Keep in mind that the inheritance of temperament is less predictable than the inheritance of physical traits such as size or shedding. Temperament and behavior are also shaped by raising and training.
- You can avoid some negative traits by choosing an ADULT dog from an animal shelter or rescue group. With an adult dog, you can easily see what you're getting, and plenty of adult Havanese have already proven themselves not to have negative characteristics.
- If you want a puppy, you can avoid some negative traits by choosing the right breeder and the right puppy. Unfortunately, you usually can't tell whether a puppy has inherited temperament or health problems until he grows up.
- Finally, you can avoid some negative traits by training your Havanese to respect you and by following the 11-step care program in my book, 11 Things You Must Do Right To Keep Your Dog Healthy and Happy.
More traits and characteristics of the Havanese
If I was considering a Havanese, I would be most concerned about...
- Grooming. Coat care is a major responsibility. Havanese require weekly brushing and combing, and also clipping and trimming every couple of months. Otherwise their coat keeps growing and turns into a matted mass.
For ease of care, consider clipping the coat short so that brushing and combing is minimized. Then your Havanese will look like an adorable puppy throughout his life.
- Housebreaking problems. The Havanese belongs to the same "family" of dogs as the Bichon Frise and Maltese and all of them are slow to housebreak. Consistent crate training is mandatory. Sometimes a doggy door is necessary so the dog can go out whenever he needs to (though that can lead to another problem if he stays outside and barks!). You will have greater success if the potty area is covered, since many Havanese despise getting wet. Read more on housebreaking your Havanese.

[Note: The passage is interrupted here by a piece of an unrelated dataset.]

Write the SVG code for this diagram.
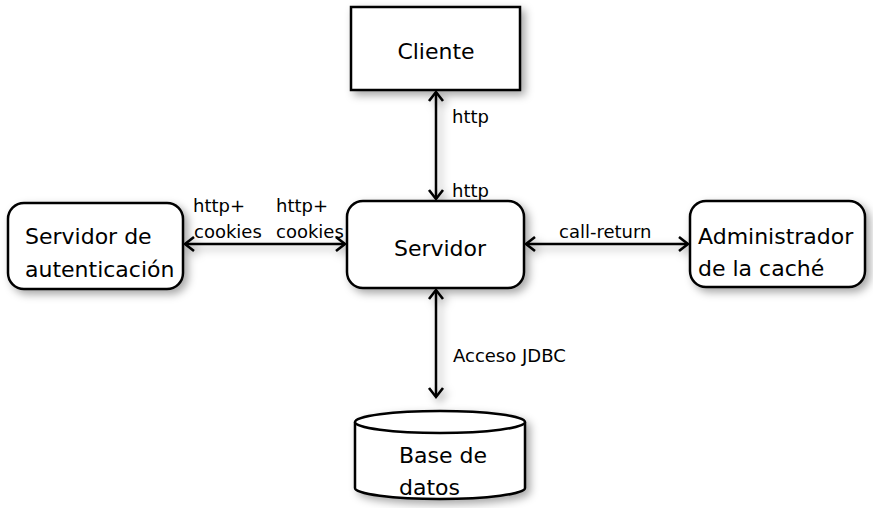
<svg xmlns="http://www.w3.org/2000/svg" width="873" height="508" viewBox="0 0 873 508">
<defs>
<filter id="sh" x="-20%" y="-20%" width="150%" height="160%">
<feDropShadow dx="4" dy="4" stdDeviation="4" flood-color="#000" flood-opacity="0.35"/>
</filter>
<marker id="ah" markerUnits="userSpaceOnUse" markerWidth="20" markerHeight="20" viewBox="-12 -10 14 20" refX="0" refY="0" orient="auto-start-reverse">
<path d="M-9,-7 L0,0 L-9,7" fill="none" stroke="#000" stroke-width="2.6" stroke-linejoin="miter"/>
</marker>
</defs>
<style>
.box{fill:#fff;stroke:#000;stroke-width:2.5;filter:url(#sh)}
.lbl{font-family:"DejaVu Sans",sans-serif;font-size:22px;fill:#000}
.el{font-family:"DejaVu Sans",sans-serif;font-size:18px;fill:#000}
.con{stroke:#000;stroke-width:2.5;fill:none;marker-start:url(#ah);marker-end:url(#ah)}
</style>
<rect width="873" height="508" fill="#fff"/>
<g id="connectors" filter="url(#sh)">
<line class="con" x1="436" y1="92" x2="436" y2="199"/>
<line class="con" x1="436" y1="290" x2="436" y2="397"/>
<line class="con" x1="185" y1="244" x2="345" y2="244"/>
<line class="con" x1="526" y1="244" x2="688" y2="244"/>
</g>
<g id="edge-labels">
<text class="el" x="452" y="123">http</text>
<text class="el" x="452" y="197">http</text>
<text class="el" x="193" y="212">http+</text>
<text class="el" x="194" y="238">cookies</text>
<text class="el" x="276" y="212">http+</text>
<text class="el" x="276" y="238">cookies</text>
<text class="el" x="559" y="238">call-return</text>
<text class="el" x="453" y="362">Acceso JDBC</text>
</g>
<g id="cliente">
<rect class="box" x="351" y="7" width="169" height="83"/>
<text class="lbl" x="436" y="59" text-anchor="middle">Cliente</text>
</g>
<g id="servidor">
<rect class="box" x="347" y="201" width="177" height="87" rx="16"/>
<text class="lbl" x="440" y="256" text-anchor="middle">Servidor</text>
</g>
<g id="auth">
<rect class="box" x="8" y="203" width="175" height="86" rx="16"/>
<text class="lbl" x="25" y="244">Servidor de</text>
<text class="lbl" x="25" y="277">autenticación</text>
</g>
<g id="cache">
<rect class="box" x="690" y="201" width="175" height="86" rx="16"/>
<text class="lbl" x="698" y="244">Administrador</text>
<text class="lbl" x="698" y="276">de la caché</text>
</g>
<g id="db">
<g filter="url(#sh)">
<path d="M355,422 L355,488 A85,11 0 0 0 525,488 L525,422" fill="#fff" stroke="#000" stroke-width="2.5"/>
<ellipse cx="440" cy="422" rx="85" ry="11" fill="#fff" stroke="#000" stroke-width="2.5"/>
</g>
<text class="lbl" x="399" y="463">Base de</text>
<text class="lbl" x="399" y="495">datos</text>
</g>
</svg>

If the potential housebreaking problem sounds like a deal-breaker to you, don't give up! Consider adopting an already-housebroken adult Havanese from a rescue group.
- Potential separation anxiety. More than most other breeds, the Havanese needs a great deal of companionship and does not like being left alone for more than a few hours. He is likely to express unhappiness by barking or chewing things up.
- Providing enough socialization. The Havanese tends to be a bit standoffish with strangers. If you don't do enough socializing, or if you do it the wrong way, their natural caution might become shyness or suspiciousness. Read more on socializing your dog.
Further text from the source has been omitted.